What is a squad in engineering?
A squad is a small, cross-functional, autonomous team — typically 6–10 people — that owns a specific product area or user journey end-to-end. It contains all the roles needed to design, build, test, and ship: engineers, a product manager, and often a designer. Squads operate like small startups: they set their own goals, choose their own tools, and are accountable for outcomes in their domain. The concept was popularized by Spotify's engineering model but is now widely used across the industry.
What is the Spotify model?
The Spotify model is an organizational structure for scaling engineering teams built around four units: Squads (small cross-functional teams owning a product area), Tribes (collections of squads in related areas, capped around 150 people), Chapters (skill-based groups within a tribe that maintain practice standards), and Guilds (informal company-wide communities of interest). It was described in a 2012 blog post and became widely influential — though Spotify themselves have noted the model evolved significantly and shouldn't be copied wholesale without adapting it to your own context and culture.
What is the difference between a chapter and a guild?
A Chapter is formal — it exists within a tribe, has a Chapter Lead who acts as a line manager, and meets regularly to align on practice standards for a specific skill (all backend engineers in the Payments tribe, for example). A Guild is informal — it's a self-organizing community of interest that spans the entire company, has no formal authority, and exists purely for knowledge sharing. Anyone can join a guild; chapters are determined by your role and tribe.
What are Team Topologies?
Team Topologies is a framework by Matthew Skelton and Manuel Pais (2019) that defines four fundamental engineering team types: Stream-aligned (owns a product stream end-to-end), Platform (builds internal developer platforms), Enabling (temporarily helps teams adopt new capabilities), and Complicated-subsystem (owns deeply specialist system components). It also defines three interaction modes between teams — Collaboration, X-as-a-Service, and Facilitating — and argues organizations should be intentional about which mode each team pair uses.

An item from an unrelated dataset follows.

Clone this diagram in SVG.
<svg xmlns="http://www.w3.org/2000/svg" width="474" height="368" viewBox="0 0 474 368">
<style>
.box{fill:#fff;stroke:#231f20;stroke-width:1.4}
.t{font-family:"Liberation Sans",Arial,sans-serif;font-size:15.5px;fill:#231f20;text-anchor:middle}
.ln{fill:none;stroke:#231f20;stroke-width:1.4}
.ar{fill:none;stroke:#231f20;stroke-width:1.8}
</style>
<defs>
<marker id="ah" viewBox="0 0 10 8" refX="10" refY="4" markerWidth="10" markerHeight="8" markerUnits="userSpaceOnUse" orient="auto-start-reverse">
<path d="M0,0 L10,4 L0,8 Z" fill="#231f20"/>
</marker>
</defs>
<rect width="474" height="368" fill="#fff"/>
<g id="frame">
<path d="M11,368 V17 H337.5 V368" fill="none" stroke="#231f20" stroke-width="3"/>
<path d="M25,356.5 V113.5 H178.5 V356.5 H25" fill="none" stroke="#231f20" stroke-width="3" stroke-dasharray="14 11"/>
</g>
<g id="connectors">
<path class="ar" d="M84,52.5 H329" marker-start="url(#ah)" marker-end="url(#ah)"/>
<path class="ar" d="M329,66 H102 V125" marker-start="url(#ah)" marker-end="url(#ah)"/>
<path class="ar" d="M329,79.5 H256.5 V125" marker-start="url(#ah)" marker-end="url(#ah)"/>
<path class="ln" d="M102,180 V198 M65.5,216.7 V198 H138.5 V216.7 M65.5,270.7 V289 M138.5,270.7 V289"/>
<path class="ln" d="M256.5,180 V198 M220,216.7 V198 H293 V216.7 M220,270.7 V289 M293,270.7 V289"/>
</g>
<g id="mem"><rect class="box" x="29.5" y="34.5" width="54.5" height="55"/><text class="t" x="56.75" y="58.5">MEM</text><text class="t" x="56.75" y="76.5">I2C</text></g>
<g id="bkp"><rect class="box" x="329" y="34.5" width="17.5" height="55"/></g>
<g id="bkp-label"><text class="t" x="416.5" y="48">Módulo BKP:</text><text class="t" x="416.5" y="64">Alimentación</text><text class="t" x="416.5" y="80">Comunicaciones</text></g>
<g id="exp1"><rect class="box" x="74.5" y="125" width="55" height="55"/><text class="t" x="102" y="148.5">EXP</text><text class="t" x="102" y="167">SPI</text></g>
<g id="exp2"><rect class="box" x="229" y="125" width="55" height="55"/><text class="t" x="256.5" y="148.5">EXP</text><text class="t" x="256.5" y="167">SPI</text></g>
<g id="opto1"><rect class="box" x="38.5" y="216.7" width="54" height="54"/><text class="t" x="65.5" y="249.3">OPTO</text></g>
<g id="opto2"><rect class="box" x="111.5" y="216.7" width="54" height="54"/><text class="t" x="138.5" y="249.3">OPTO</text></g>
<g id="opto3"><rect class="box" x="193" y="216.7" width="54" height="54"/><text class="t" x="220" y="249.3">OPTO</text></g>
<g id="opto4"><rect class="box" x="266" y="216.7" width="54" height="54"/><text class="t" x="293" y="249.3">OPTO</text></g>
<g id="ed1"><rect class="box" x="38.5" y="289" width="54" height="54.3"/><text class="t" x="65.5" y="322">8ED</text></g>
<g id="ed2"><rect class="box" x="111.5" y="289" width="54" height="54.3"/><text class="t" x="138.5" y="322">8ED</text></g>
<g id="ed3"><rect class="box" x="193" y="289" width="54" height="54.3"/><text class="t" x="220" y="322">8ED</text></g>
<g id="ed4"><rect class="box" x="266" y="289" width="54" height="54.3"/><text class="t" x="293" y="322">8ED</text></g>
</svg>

How many engineers should be in a squad?
5–8 engineers is the widely accepted range, derived from research into team cognitive load and Bezos's two-pizza rule. Below 4, squads lack resilience and often need to pull in engineers from other teams to cover their domain. Above 10, communication overhead increases and autonomous decision-making degrades. If a squad needs more than 8–10 engineers to cover its domain, the domain is likely too broad and should be split into two squads.
When should a startup switch from functional to squad-based teams?
The typical inflection point is 15–25 engineers. Below 15, a single cross-functional team or light functional split works fine — the overhead of maintaining squad boundaries isn't worth it. Above 25, a flat functional structure creates coordination bottlenecks that compound with each new feature area. The clearest signal it's time: work regularly stalls because multiple teams need to coordinate changes to the same system, and that coordination overhead is consuming more than 20% of team capacity.
What is Conway's Law and why does it matter for team structure?
Conway's Law (1967) states that organizations design systems mirroring their own communication structures. Practically: if your backend and frontend teams are separate organizations with different managers, your architecture will develop a hard backend/frontend boundary — whether that's the right design or not. The Inverse Conway Maneuver uses this deliberately: design your team structure around the architecture you want, and the architecture will follow. If you want independently deployable microservices, organize teams so each one owns a specific service end-to-end.
Should platform teams charge other teams for their services?
Internal chargeback models for platform teams rarely work well. They create adversarial dynamics, discourage adoption of platform capabilities, and add accounting overhead without meaningful accountability. The better model: platform teams operate like internal product teams, treating stream-aligned teams as customers and measuring success by developer satisfaction and adoption metrics, not billing cycles.